Steven Spielberg (76) received a special honor. The director was awarded the Honorary Golden Bear for his life’s work at the Berlinale on Tuesday evening (February 21). U2 frontman Bono (62) took over the laudatory speech and presented him with the award. “Tonight Steven Spielberg receives the Golden Bear for the right reasons,” said the musician on stage, according to “Deadline”. “But his life’s work is not just his work. It’s his life, his family.”
“I’m a little disturbed when I’m told that I’ve lived a lifetime because I’m not done and I want to keep working,” Spielberg said in his lifetime achievement award speech. “I want to keep learning and exploring and scaring myself to death and scaring you to death. I have to go back to some of those earlier scary movies, but that’s another story.”

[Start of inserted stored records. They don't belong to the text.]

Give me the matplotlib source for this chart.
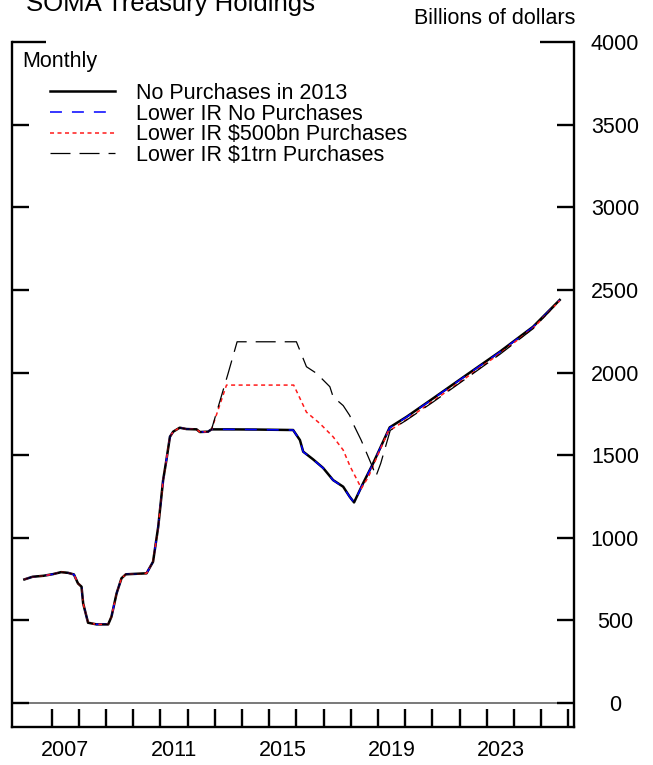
import matplotlib
matplotlib.use("Agg")
import matplotlib.pyplot as plt

plt.rcParams['font.family'] = ['Liberation Sans', 'DejaVu Sans']
plt.rcParams['lines.scale_dashes'] = False

# Shared history of SOMA Treasury holdings (decimal year, billions of dollars)
hist_years = [2006.0, 2006.3, 2006.7, 2007.05, 2007.35, 2007.6, 2007.82, 2007.97,
              2008.1, 2008.16, 2008.34, 2008.65, 2009.08, 2009.2, 2009.39, 2009.57,
              2009.73, 2010.49, 2010.73, 2010.92, 2011.1, 2011.22, 2011.35, 2011.47,
              2011.71, 2011.96, 2012.33, 2012.45, 2012.75, 2012.88]
hist_values = [748, 764, 770, 780, 792, 788, 778, 724,
               704, 603, 486, 476, 476, 522, 664, 755,
               779, 785, 855, 1067, 1349, 1470, 1611, 1642,
               1666, 1658, 1656, 1640, 1642, 1656]

# No purchases in 2013
base_years = [2013.5, 2014.5, 2015.88, 2016.13, 2016.25, 2016.61, 2016.98, 2017.35,
              2017.72, 2017.96, 2018.12, 2018.45, 2018.82, 2019.43, 2020.05, 2021.03,
              2022.25, 2023.48, 2024.70, 2025.68]
base_values = [1656, 1655, 1652, 1591, 1521, 1475, 1423, 1349,
               1309, 1248, 1214, 1329, 1450, 1668, 1732, 1844,
               1985, 2126, 2277, 2439]

# Lower interest rates, no purchases
low_none_years = base_years
low_none_values = [1656, 1655, 1652, 1590, 1520, 1474, 1422, 1348,
                   1308, 1247, 1213, 1328, 1449, 1665, 1730, 1842,
                   1983, 2124, 2275, 2438]

# Lower interest rates, $500bn purchases
low_500_years = [2013.43, 2015.9, 2016.13, 2016.37, 2016.86, 2017.35, 2017.72, 2017.98,
                 2018.2, 2018.39, 2018.65, 2018.94, 2019.37, 2020.05, 2021.03, 2022.25,
                 2023.48, 2024.70, 2025.68]
low_500_values = [1924, 1924, 1844, 1760, 1692, 1611, 1531, 1430,
                  1360, 1299, 1369, 1481, 1642, 1715, 1828, 1970,
                  2115, 2268, 2435]

# Lower interest rates, $1trn purchases
low_1t_years = [2013.49, 2013.82, 2016.0, 2016.37, 2016.74, 2017.23, 2017.35, 2017.72,
                2017.96, 2018.08, 2018.38, 2018.64, 2018.82, 2018.92, 2019.1, 2019.45,
                2020.05, 2021.03, 2022.25, 2023.48, 2024.70, 2025.68]
low_1t_values = [1995, 2186, 2186, 2035, 1995, 1914, 1853, 1800,
                 1740, 1692, 1591, 1490, 1420, 1370, 1450, 1650,
                 1712, 1822, 1965, 2110, 2265, 2435]

series_labels = ["No Purchases in 2013", "Lower IR No Purchases",
                 "Lower IR $500bn Purchases", "Lower IR $1trn Purchases"]

year_ticks = list(range(2007, 2027))
year_labels = [2007, 2011, 2015, 2019, 2023]
value_ticks = [0, 500, 1000, 1500, 2000, 2500, 3000, 3500, 4000]

FS = 15.5
W, H = 653, 765
fig = plt.figure(figsize=(W / 100, H / 100), dpi=100)
ax = fig.add_axes([12 / W, (H - 727) / H, (574 - 12) / W, (727 - 42) / H])

ax.set_xlim(2005.544, 2026.206)
ax.set_ylim(-145, 4000)

ax.axhline(0, color='#555555', lw=1.1, zorder=1)

styles = [
    dict(color='black', lw=1.8, ls='-'),
    dict(color='#0000ff', lw=1.1, dashes=(8.6, 7.2)),
    dict(color='#ff1a1a', lw=1.1, dashes=(2.9, 2.5)),
    dict(color='black', lw=0.9, dashes=(14.4, 6.5)),
]
paths = [
    (hist_years + base_years, hist_values + base_values),
    (hist_years + low_none_years, hist_values + low_none_values),
    (hist_years + low_500_years, hist_values + low_500_values),
    (hist_years + low_1t_years, hist_values + low_1t_values),
]
handles = []
for i, ((xs, ys), st, lab) in enumerate(zip(paths, styles, series_labels)):
    ln, = ax.plot(xs, ys, label=lab, zorder=2 + i, **st)
    handles.append(ln)

# Frame: left, right and bottom only
for side in ['left', 'right', 'bottom']:
    ax.spines[side].set_linewidth(1.7)
ax.spines['top'].set_visible(False)

ax.set_yticks(value_ticks[:-1])
ax.set_yticks([value_ticks[-1]], minor=True)
ax.tick_params(axis='y', which='both', direction='in', left=True, right=True,
               labelleft=False, labelright=True, width=1.7)
ax.tick_params(axis='y', which='major', length=12.3, pad=29.5, labelsize=FS)
ax.tick_params(axis='y', which='minor', length=24.5, pad=29.5, labelsize=FS)
ax.set_yticklabels([str(v) for v in value_ticks[:-1]])
ax.set_yticklabels([str(value_ticks[-1])], minor=True)
for lab in ax.get_yticklabels() + ax.get_yticklabels(minor=True):
    lab.set_horizontalalignment('center')

ax.set_xticks(year_ticks)
ax.set_xticklabels([])
ax.set_xticks([y + 0.5 for y in year_labels], minor=True)
ax.set_xticklabels([str(y) for y in year_labels], minor=True)
ax.tick_params(axis='x', which='major', direction='in', length=13, width=1.7,
               top=False)
ax.tick_params(axis='x', which='minor', length=0, pad=9.5, labelsize=FS,
               top=False)

leg = ax.legend(handles=handles, loc='upper left',
                bbox_to_anchor=(50 / W, 1 - 83 / H), bbox_transform=fig.transFigure,
                frameon=False, fontsize=FS, handlelength=3.0, handletextpad=1.0,
                labelspacing=-0.02, borderpad=0, borderaxespad=0)

fig.text(22 / W, 1 - 62 / H, "Monthly", fontsize=FS, va='center', ha='left')
fig.text(575 / W, 1 - 24 / H, "Billions of dollars", fontsize=FS,
         va='baseline', ha='right')
fig.text(26 / W, 1 - 11 / H, "SOMA Treasury Holdings", fontsize=18.5,
         va='baseline', ha='left')

fig.savefig("out.png", dpi=100)
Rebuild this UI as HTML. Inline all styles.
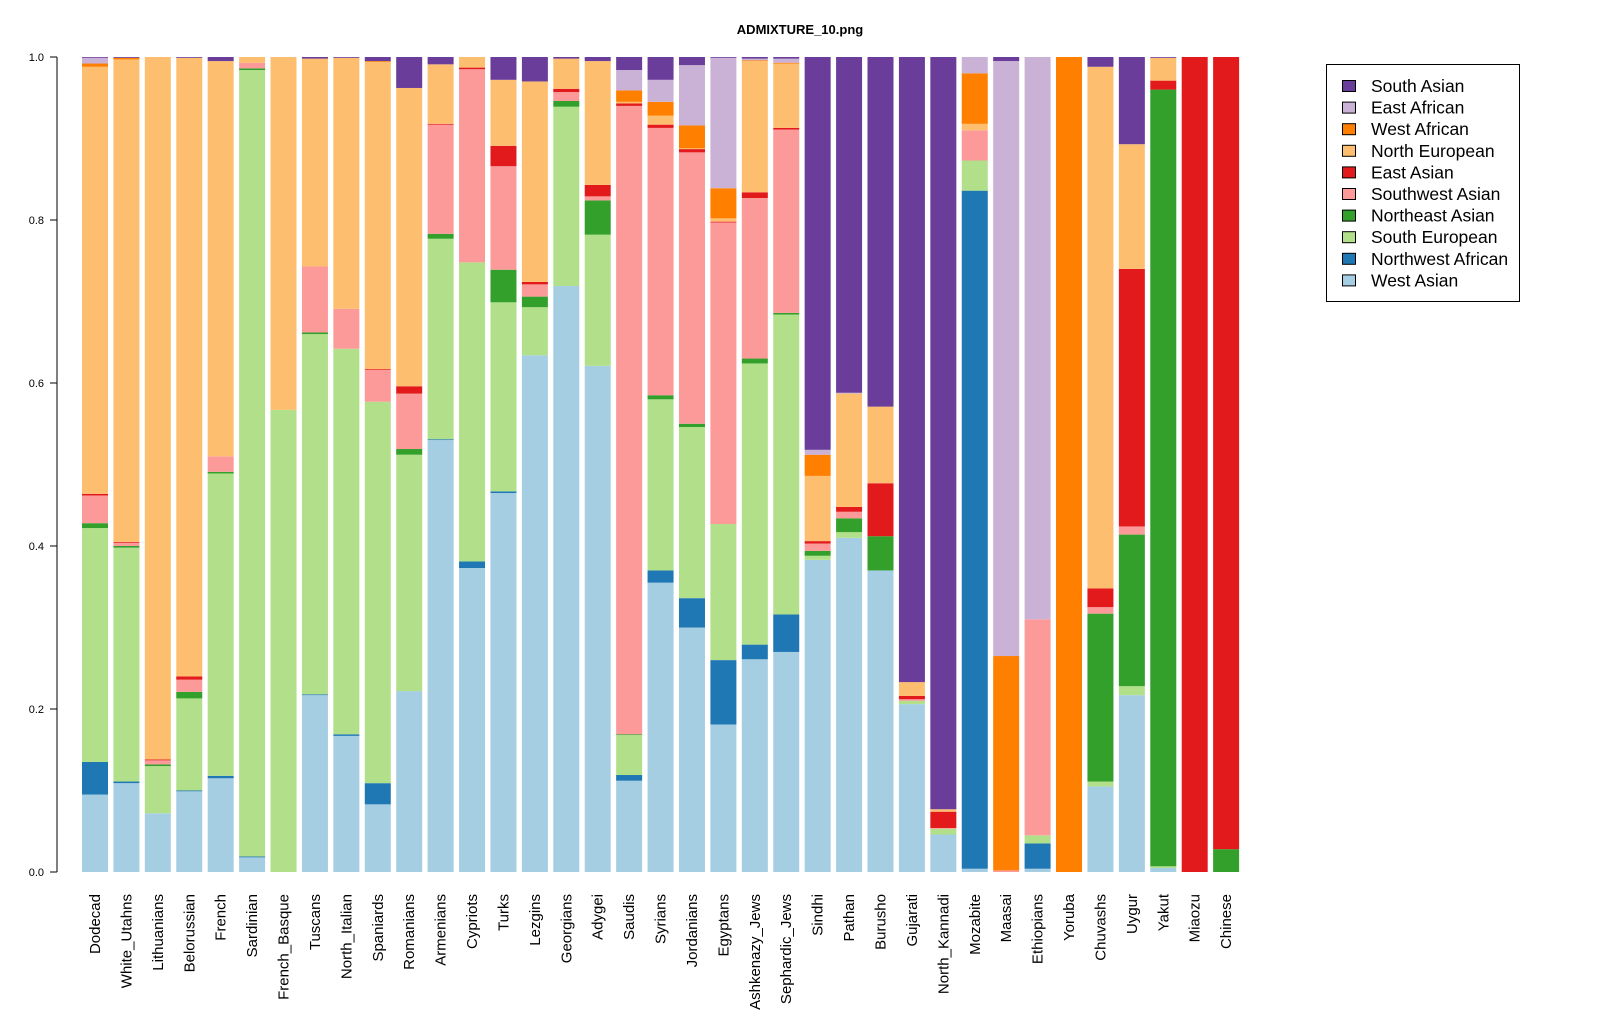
<!DOCTYPE html>
<html><head><meta charset="utf-8">
<style>
body{margin:0;background:#fff;}
svg{display:block;font-family:"Liberation Sans",Arial,sans-serif;}
</style></head>
<body>
<svg id="chart" width="1600" height="1024">
<text x="800" y="34" text-anchor="middle" font-size="13" font-weight="bold">ADMIXTURE_10.png</text>
</svg>
<script>
const categories=["Dodecad","White_Utahns","Lithuanians","Belorussian","French","Sardinian","French_Basque","Tuscans","North_Italian","Spaniards","Romanians","Armenians","Cypriots","Turks","Lezgins","Georgians","Adygei","Saudis","Syrians","Jordanians","Egyptans","Ashkenazy_Jews","Sephardic_Jews","Sindhi","Pathan","Burusho","Gujarati","North_Kannadi","Mozabite","Maasai","Ethiopians","Yoruba","Chuvashs","Uygur","Yakut","Miaozu","Chinese"];
const westAsian=[.095,.109,.072,.099,.115,.018,0,.217,.167,.083,.222,.53,.373,.465,.634,.719,.621,.112,.355,.3,.181,.261,.27,.383,.41,.37,.206,.046,.004,0,.004,0,.105,.217,.005,0,0];
const northwestAfrican=[.04,.002,0,.001,.003,.001,0,.001,.002,.026,0,.001,.008,.002,0,0,0,.007,.015,.036,.079,.018,.046,0,0,0,0,0,.832,0,.031,0,0,0,0,0,0];
const southEuropean=[.287,.287,.058,.113,.371,.965,.567,.442,.473,.468,.29,.246,.367,.232,.059,.22,.161,.049,.21,.21,.167,.345,.368,.005,.007,0,.004,.007,.037,0,.01,0,.006,.011,.002,0,0];
const northeastAsian=[.006,.002,.002,.008,.002,.002,0,.002,0,0,.007,.006,0,.04,.013,.007,.042,.001,.005,.004,0,.006,.002,.006,.017,.042,0,0,0,0,0,0,.206,.186,.953,0,.028];
const southwestAsian=[.034,.004,.005,.015,.019,.007,0,.081,.049,.039,.068,.134,.237,.127,.015,.011,.005,.771,.328,.333,.37,.197,.225,.009,.008,0,.002,.001,.037,.002,.265,0,.008,.01,0,0,0];
const eastAsian=[.002,.001,.001,.004,0,0,0,0,0,.001,.009,.001,.002,.025,.003,.004,.014,.003,.004,.004,.001,.007,.002,.003,.006,.065,.004,.02,0,0,0,0,.023,.316,.011,1,.972];
const northEuropean=[.524,.592,.862,.759,.485,.007,.433,.255,.308,.377,.366,.073,.013,.081,.246,.037,.152,.002,.011,.001,.004,.161,.079,.08,.139,.094,.017,.003,.008,0,0,0,.64,.153,.028,0,0];
const westAfrican=[.004,.002,0,0,0,0,0,0,0,.001,0,0,0,0,0,0,0,.014,.017,.028,.037,.001,.001,.026,0,0,0,0,.062,.263,0,1,0,0,0,0,0];
const eastAfrican=[.007,0,0,0,0,0,0,0,0,0,0,0,0,0,0,0,0,.025,.027,.074,.16,.002,.005,.006,.001,0,0,0,.02,.73,.69,0,0,0,0,0,0];
const southAsian=[.001,.001,0,.001,.005,.002,0,.002,.001,.005,.038,.009,0,.028,.03,.002,.005,.016,.028,.01,.001,.002,.003,.482,.412,.429,.767,.923,0,.005,0,0,.012,.107,.001,0,0];
const seriesNames=["West Asian","Northwest African","South European","Northeast Asian","Southwest Asian","East Asian","North European","West African","East African","South Asian"];
const seriesData=[westAsian,northwestAfrican,southEuropean,northeastAsian,southwestAsian,eastAsian,northEuropean,westAfrican,eastAfrican,southAsian];
const seriesColors=["#A6CEE3","#1F78B4","#B2DF8A","#33A02C","#FB9A99","#E31A1C","#FDBF6F","#FF7F00","#CAB2D6","#6A3D9A"];
const yTicks=["0.0","0.2","0.4","0.6","0.8","1.0"];

const NS="http://www.w3.org/2000/svg";
const svg=document.getElementById('chart');
const y0=872,y1=57,x0=82,step=31.42,bw=26;
const yS=v=>y0-Math.min(1,v)*(y0-y1);
const xS=i=>x0+i*step;
function mk(t,a){const e=document.createElementNS(NS,t);for(const k in a)e.setAttribute(k,a[k]);svg.appendChild(e);return e;}

// axis
let ax=mk('line',{x1:57,x2:57,y1:yS(0),y2:yS(1),stroke:'#000','stroke-width':1});


yTicks.forEach(t=>{
  const v=parseFloat(t);
  const tk=mk('line',{x1:50,x2:57,y1:yS(v),y2:yS(v),stroke:'#000'});
  
  
  const tx=mk('text',{x:44,y:yS(v)+4,'text-anchor':'end','font-size':11});
  tx.textContent=t;
  
  
});

categories.forEach((c,i)=>{
  let cum=0;
  seriesData.forEach((s,k)=>{
    const v=s[i];
    if(v>0){
      const top=Math.min(1,cum+v);
      const r=mk('rect',{x:xS(i),y:yS(top),width:bw,height:Math.max(0,yS(cum)-yS(top)),fill:seriesColors[k]});
      
      
    }
    cum+=v;
  });
  const cx=xS(i)+bw/2;
  const t=mk('text',{x:0,y:0,'text-anchor':'end','font-size':15,transform:`translate(${cx+5},894) rotate(-90)`});
  t.textContent=c;
  
  
});

// legend
const lg=mk('rect',{x:1326.5,y:64.5,width:193,height:237,fill:'none',stroke:'#000','stroke-width':1});


for(let j=0;j<10;j++){
  const k=9-j;
  const yy=86+j*21.6;
  const sw=mk('rect',{x:1342.5,y:yy-5.5,width:13,height:11,fill:seriesColors[k],stroke:'#000','stroke-width':1});
  
  
  const lt=mk('text',{x:1371,y:yy+6,'font-size':17.5});
  lt.textContent=seriesNames[k];
  
  
}
</script>
</body></html>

As long as he enjoys his work and his audience can find happiness and other human values in his films, he won’t stop, the director, producer and screenwriter said. The honor has a very special meaning for him, “because I’m a Jewish director. I want to believe that this is a small moment and a much larger, ongoing effort to heal the broken places in history.”
Spielberg appeared on the red carpet before the honorary bear was awarded and was then greeted with standing ovations lasting several minutes in the Berlinale Palast. He entered the hall accompanied by his wife Kate Capshaw (69).
Spielberg also presented his partially autobiographical work The Fabelmans at the Berlinale. The work is loosely based on Spielberg’s childhood. It’s about Sammy Fabelman (Gabriel LaBelle, 20), who grows up in post-war Arizona and gets the idea of becoming a film director after a spectacular train accident.
“The Fabelmans” has been nominated for seven Oscars and will be released in German cinemas on March 9th.